TH: Honestly, they could’ve put us all up at the Amityville house and we would’ve been fine.
BJ: It would’ve been like we were staying in our actual rooms in the film.
WB: Oh, 100%. If there hadn’t been an insect infestation in that house…
The house in the film?
WB: Yeah, they had to relocate—and this is just another truth to how fucking great of a dude Rick is—instead of just smoking them out, they relocated close to, like, 100,000 bees that were living in the walls of one of the bedrooms in the house.
BJ: He could’ve just killed them.
WB: Or smoked them out, yeah.
BJ: Pretty cool.
Tyler, I feel like you will be able to answer this better than the others, but…facial hair and costumes, how did you feel about it?
TH:I was sad when it was over, man! Not gonna lie.
BJ: And your passport photo is the ‘stache!
TH: Yeah, I had to renew my passport while we were shooting, so for the next ten years I still have the McReynolds mustache in my passport photo. But it was fun, man, just kind of going back to the days where it was like…guys didn’t really care if you were wearing short shorts and a tank top just to chill. I think we all thought it was funny when we first showed up but then we all kind of dug it by the end.
(Blake shaking his head)
Well, not all of us.
BJ: I didn’t like the short shorts. I was happy when I wasn’t wearing them.

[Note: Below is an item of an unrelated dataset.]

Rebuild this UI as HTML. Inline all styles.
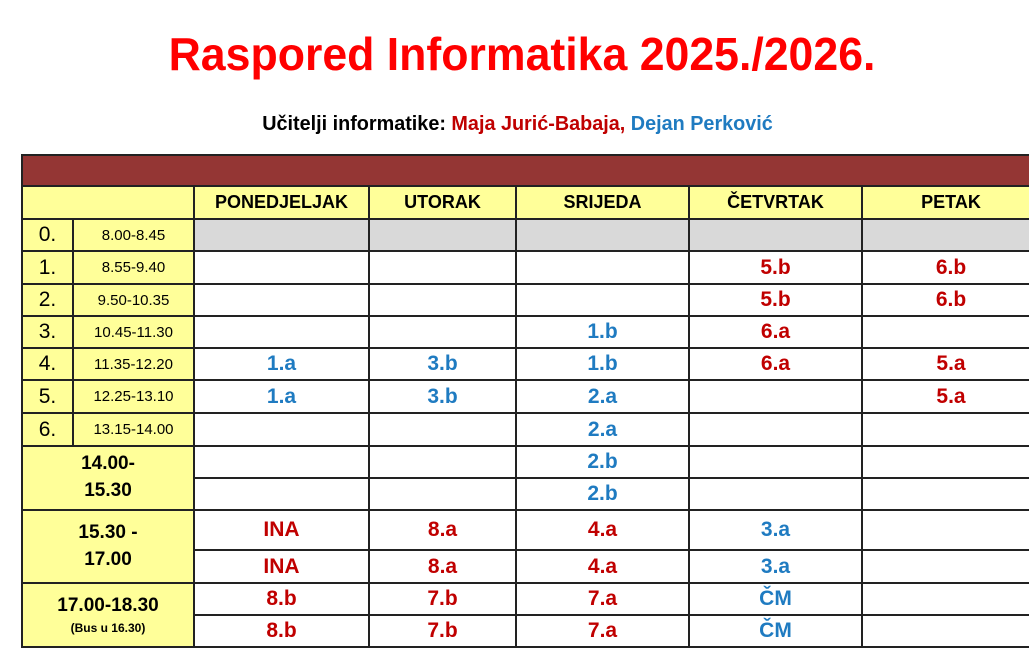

TH: I was hoping when we walked back into the real world, people were embracing the short shorts again.
BJ: And I was like, “Yes, yes! Everybody’s in pants and jeans.”
What is the “Some?”
WB:Everybody wants some of that feeling you get when you’re hanging with your best friends, man. That’s what it’s all about.
BJ: I feel like everybody wants to get lost in the moment. That’s what this movie does for the audience.
TH: To me, it’s just that feeling of just going off to college, where these guys are, and you want. That’s what happens in college, you want. You want the world and you think you can have it. You’re at that point in your life where you can go in any direction and it’s just that wanting. You want more. You want what’s next. You want to get to that point. It’s just that—wanting some of the world and getting a piece of it for themselves.